Deploy models with Cog#

Cog containers are Docker containers that serve an HTTP server for running your model. You can deploy them anywhere that Docker containers run.

The server inside Cog containers is coglet, a Rust-based inference server that handles HTTP requests, worker process management, and run execution.

This guide assumes you have a model packaged with Cog. If you don't, follow our getting started guide, or use an example model.

Getting started#

First, build your model:

cog build -t my-model

You can serve your model locally with cog serve:

cog serve
# or, from a built image:
cog serve my-model

Alternatively, start the Docker container directly:

# If your model uses a CPU:
docker run -d -p 5001:5000 my-model

# If your model uses a GPU:
docker run -d -p 5001:5000 --gpus all my-model

The server listens on port 5000 inside the container (mapped to 5001 above).

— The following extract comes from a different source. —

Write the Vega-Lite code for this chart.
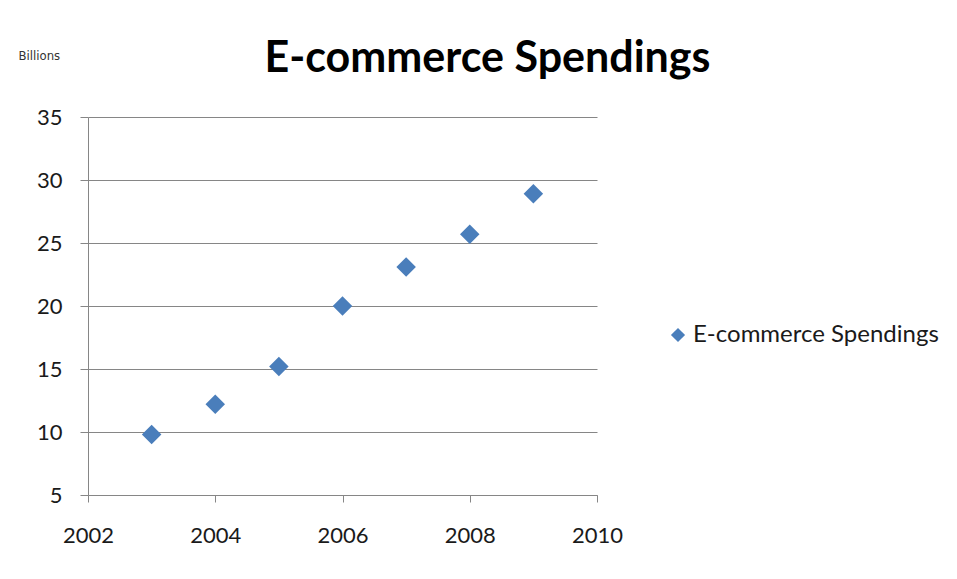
{
  "$schema": "https://vega.github.io/schema/vega-lite/v6.json",
  "width": 509,
  "height": 378,
  "autosize": {"type": "none"},
  "padding": {"left": 88, "top": 117, "right": 360, "bottom": 84},
  "background": "white",
  "config": {
    "font": "Lato",
    "view": {"stroke": null}
  },
  "title": {
    "text": "E-commerce Spendings",
    "font": "Lato",
    "fontSize": 43,
    "fontWeight": "bold",
    "color": "#000000",
    "anchor": "middle",
    "dx": 145,
    "offset": -32
  },
  "data": {
    "values": [
      {"year": 2003, "spending": 9.8},
      {"year": 2004, "spending": 12.2},
      {"year": 2005, "spending": 15.2},
      {"year": 2006, "spending": 20.0},
      {"year": 2007, "spending": 23.1},
      {"year": 2008, "spending": 25.7},
      {"year": 2009, "spending": 28.9}
    ]
  },
  "mark": {"type": "point", "shape": "diamond", "filled": true, "opacity": 1, "size": 380},
  "encoding": {
    "x": {
      "field": "year",
      "type": "quantitative",
      "scale": {"domain": [2002, 2010], "nice": false, "zero": false},
      "axis": {
        "values": [2002, 2004, 2006, 2008, 2010],
        "format": "d",
        "title": null,
        "grid": false,
        "labelFlush": false,
        "domainColor": "#868686",
        "tickColor": "#868686",
        "tickSize": 7,
        "labelFontSize": 22,
        "labelColor": "#1a1a1a",
        "labelPadding": 23
      }
    },
    "y": {
      "field": "spending",
      "type": "quantitative",
      "scale": {"domain": [5, 35], "nice": false, "zero": false},
      "axis": {
        "values": [5, 10, 15, 20, 25, 30, 35],
        "title": "Billions",
        "titleAngle": 0,
        "titleAlign": "left",
        "titleBaseline": "middle",
        "titleX": -70,
        "titleY": -62,
        "titleFontSize": 13,
        "titleFontWeight": "normal",
        "titleColor": "#333333",
        "titleFont": "DejaVu Sans Condensed",
        "grid": true,
        "gridColor": "#868686",
        "gridWidth": 1,
        "labelFlush": false,
        "domainColor": "#868686",
        "tickColor": "#868686",
        "tickSize": 8,
        "labelFontSize": 22,
        "labelColor": "#1a1a1a",
        "labelPadding": 18
      }
    },
    "color": {
      "datum": "E-commerce Spendings",
      "type": "nominal",
      "scale": {"range": ["#4A7EBB"]},
      "legend": {
        "title": null,
        "orient": "none",
        "legendX": 578,
        "legendY": 206,
        "symbolType": "diamond",
        "symbolSize": 200,
        "labelFontSize": 24,
        "labelLimit": 0,
        "labelColor": "#1a1a1a",
        "labelOffset": 3
      }
    }
  }
}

To view the OpenAPI schema, open localhost:5001/openapi.json in your browser or use cURL to make a request:

curl http://localhost:5001/openapi.json

To stop the server, run:

docker kill my-model

To run the model, call the /predictions endpoint, passing input in the format expected by your model:

curl http://localhost:5001/predictions -X POST \
    --header "Content-Type: application/json" \
    --data '{"input": {"image": "https://.../input.jpg"}}'

For more details about the HTTP API, see the HTTP API reference documentation.

Health checks#

The server exposes a GET /health-check endpoint that returns the current status of the model container. Use this for readiness probes in orchestration systems like Kubernetes.

curl http://localhost:5001/health-check

The response includes a status field with values like STARTING, READY, BUSY, SETUP_FAILED, or DEFUNCT. See the HTTP API reference for full details.

Concurrency#

By default, the server processes one run at a time. To enable concurrent runs, set the concurrency.max option in cog.yaml:

concurrency:
  max: 4

See the cog.yaml reference for more details.

Environment variables#

You can configure runtime behavior with environment variables:

  • COG_SETUP_TIMEOUT: Maximum time in seconds for the setup() method (default: no timeout).

See the environment variables reference for the full list.